Méandres et mondes fragiles
Contrairement à Porco Rosso ou Le Château dans le ciel, le plus fascinant ne se passe pas dans le ciel mais bien sur terre. Pourtant, comme dans ces deux films, l’enjeu est de protéger un monde fragile. Porco Rosso et Le Garçon et le Héron partagent le cadre de la Seconde Guerre mondiale, et donc d’un monde en train d’exploser, au point de hanter le héros. Et comme dans Château dans le ciel, il est question d’un monde merveilleux, caché des humains, qui pourrait disparaître en un clin d’œil. Là où le film sorti en 1985 jouait de son côté aérien, le dernier opus plonge dans les méandres et la terre ; il faut traverser des tunnels, des rideaux, forcer des grilles, passer des portes magiques ou encore se dissimuler dans une forteresse. Avec, en son sommet, un architecte, comme dans Matrix ou Lost.

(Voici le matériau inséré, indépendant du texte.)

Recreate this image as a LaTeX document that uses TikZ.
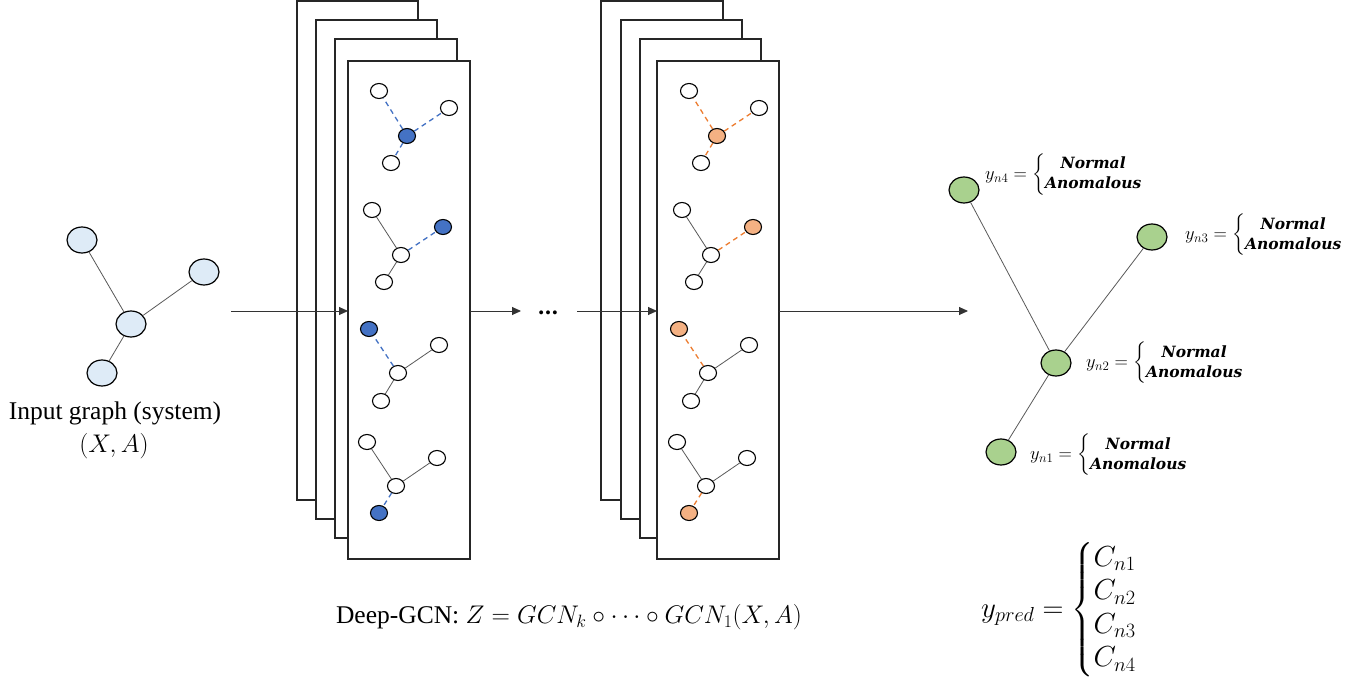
\RequirePackage{fix-cm}
\documentclass[tikz,border=0pt]{standalone}
\usepackage{amsmath}
\usepackage{fontspec}
\setmainfont{Liberation Serif}
\newfontfamily\labfont{DejaVu Serif}
\usetikzlibrary{shapes.geometric,arrows.meta}
\definecolor{gcnblue}{HTML}{4472C4}
\definecolor{gcnorange}{HTML}{F4B183}
\definecolor{orangeedge}{HTML}{ED7D31}
\definecolor{inblue}{HTML}{DEEBF7}
\definecolor{outgreen}{HTML}{A9D18E}
\newcommand{\cls}[1]{\text{\fontsize{15.5}{20}\selectfont\labfont\bfseries\itshape #1}}
\newcommand{\nodeclass}[1]{$y_{#1} = \left\{\begin{array}{@{}c@{}}\cls{Normal}\\ \cls{Anomalous}\end{array}\right.$}

\begin{document}
\begin{tikzpicture}[x=1pt,y=-1pt,
  frame/.style={rectangle, draw=black!85, line width=1.3pt, fill=white, inner sep=0, outer sep=0},
  sn/.style={ellipse, draw=black, line width=1.1pt, fill=white, minimum width=17pt, minimum height=15pt, inner sep=0},
  bn/.style={ellipse, draw=black, line width=1.2pt, minimum width=30pt, minimum height=26pt, inner sep=0},
  link/.style={draw=black!65, line width=0.8pt},
  flow/.style={draw=black!80, line width=0.9pt, -{Triangle[length=9pt,width=8pt]}},
  captext/.style={font=\fontsize{25.5}{30}\selectfont, inner sep=0},
  lbl/.style={font=\fontsize{18.5}{20}\selectfont, inner sep=0, anchor=west},
]
\useasboundingbox (0,0) rectangle (1368,687);

% ---- stacked GCN layers ----
\node[frame, minimum width=121pt, minimum height=499pt] (L1) at (357.5,250.5) {};
\node[frame, minimum width=121pt, minimum height=499pt] (L2) at (376.5,269.5) {};
\node[frame, minimum width=122pt, minimum height=499pt] (L3) at (396,288.5) {};
\node[frame, minimum width=122pt, minimum height=498pt] (L4) at (409,310) {};

\node[frame, minimum width=122pt, minimum height=499pt] (R1) at (662,250.5) {};
\node[frame, minimum width=121pt, minimum height=499pt] (R2) at (681.5,269.5) {};
\node[frame, minimum width=121pt, minimum height=499pt] (R3) at (700.5,288.5) {};
\node[frame, minimum width=122pt, minimum height=498pt] (R4) at (718,310) {};

% ---- small graphs inside the front layer of each stack ----
\foreach \s/\dx/\hot/\edge in {L/0/gcnblue/gcnblue, R/310/gcnorange/orangeedge} {
  \begin{scope}[xshift=\dx pt,
      hot/.style={fill=\hot},
      hotlink/.style={draw=\edge, line width=1.3pt, dash pattern=on 5pt off 4pt}]
    % graph 1
    \node[sn] (\s-a1) at (379,91) {};
    \node[sn] (\s-b1) at (449,108) {};
    \node[sn,hot] (\s-c1) at (407,136) {};
    \node[sn] (\s-d1) at (391,163) {};
    \draw[hotlink] (\s-c1) -- (\s-a1);
    \draw[hotlink] (\s-c1) -- (\s-b1);
    \draw[hotlink] (\s-c1) -- (\s-d1);
    % graph 2
    \node[sn] (\s-a2) at (372,210) {};
    \node[sn,hot] (\s-b2) at (443,227) {};
    \node[sn] (\s-c2) at (401,255) {};
    \node[sn] (\s-d2) at (384,282) {};
    \draw[link] (\s-c2) -- (\s-a2);
    \draw[hotlink] (\s-c2) -- (\s-b2);
    \draw[link] (\s-c2) -- (\s-d2);
    % graph 3
    \node[sn,hot] (\s-a3) at (369,329) {};
    \node[sn] (\s-b3) at (439,345) {};
    \node[sn] (\s-c3) at (398,373) {};
    \node[sn] (\s-d3) at (381,401) {};
    \draw[hotlink] (\s-c3) -- (\s-a3);
    \draw[link] (\s-c3) -- (\s-b3);
    \draw[link] (\s-c3) -- (\s-d3);
    % graph 4
    \node[sn] (\s-a4) at (367,442) {};
    \node[sn] (\s-b4) at (437,458) {};
    \node[sn] (\s-c4) at (396,486) {};
    \node[sn,hot] (\s-d4) at (379,513) {};
    \draw[link] (\s-c4) -- (\s-a4);
    \draw[link] (\s-c4) -- (\s-b4);
    \draw[hotlink] (\s-c4) -- (\s-d4);
  \end{scope}
}

% ---- input graph ----
\node[bn, fill=inblue] (i1) at (82,240) {};
\node[bn, fill=inblue] (i2) at (204,272) {};
\node[bn, fill=inblue] (i0) at (131,324) {};
\node[bn, fill=inblue] (i3) at (102,373) {};
\draw[link] (i0) -- (i1);
\draw[link] (i0) -- (i2);
\draw[link] (i0) -- (i3);
\node[captext] (incap) at (115,413) {Input graph (system)};
\node[captext] (inmath) at (114,446) {$(X,A)$};

% ---- data flow ----
\coordinate (inA) at (231,311);
\draw[flow] (inA) -- (inA -| L4.west);
\coordinate (midA) at (521,311);
\draw[flow] (L4.east |- midA) -- (midA);
\node[font=\fontsize{21}{22}\selectfont\labfont\bfseries, inner sep=0] (dots) at (548,313) {…};
\coordinate (midB) at (577,311);
\draw[flow] (midB) -- (midB -| R4.west);
\coordinate (outA) at (968,311);
\draw[flow] (R4.east |- outA) -- (outA);

\node[captext] (gcncap) at (569,617) {Deep-GCN: $Z = GCN_k \circ \cdots \circ GCN_1(X,A)$};

% ---- output graph ----
\node[bn, fill=outgreen] (n4) at (964,190) {};
\node[bn, fill=outgreen] (n3) at (1152,237) {};
\node[bn, fill=outgreen] (n2) at (1056,363) {};
\node[bn, fill=outgreen] (n1) at (1001,452) {};
\draw[link] (n2) -- (n4);
\draw[link] (n2) -- (n3);
\draw[link] (n2) -- (n1);

\node[lbl] (l4) at (985,175) {\nodeclass{n4}};
\node[lbl] (l3) at (1185,235) {\nodeclass{n3}};
\node[lbl] (l2) at (1086,363) {\nodeclass{n2}};
\node[lbl] (l1) at (1030,455) {\nodeclass{n1}};

\node[font=\fontsize{29}{33.5}\selectfont, inner sep=0, anchor=west] (ypred) at (981,610)
  {$y_{pred} = \left\{\begin{array}{@{}l@{}} C_{n1}\\ C_{n2}\\ C_{n3}\\ C_{n4}\end{array}\right.$};
\end{tikzpicture}
\end{document}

Et là, nulle possibilité de se rattacher à une quelconque autre œuvre du maître. Miyazaki renvoie Nolan à ses études en termes de scénario à clés, on croirait même voir du Lynch par moments. Certes l’ambition des scénarii à tiroirs et à révélations ne sont pas nouveaux dans l’animation japonaise, en témoignent les récents Suzume de Makoto Shinkai ou Belle de Mamoru Hosoda. Mais rarement un tel vertige n’aura été offert, toujours en étant esthétiquement lisible. Le Garçon et le Héron ne dévoile pas toutes ses clés de lecture du premier coup. D’ailleurs, une inscription nous prévient : « celui qui essaie de comprendre mourra ». Sans être aussi radical, celui ou celle qui essaiera de comprendre va y laisser des plumes alors que ce qui se déploie sous nos yeux mérite de lâcher prise pleinement.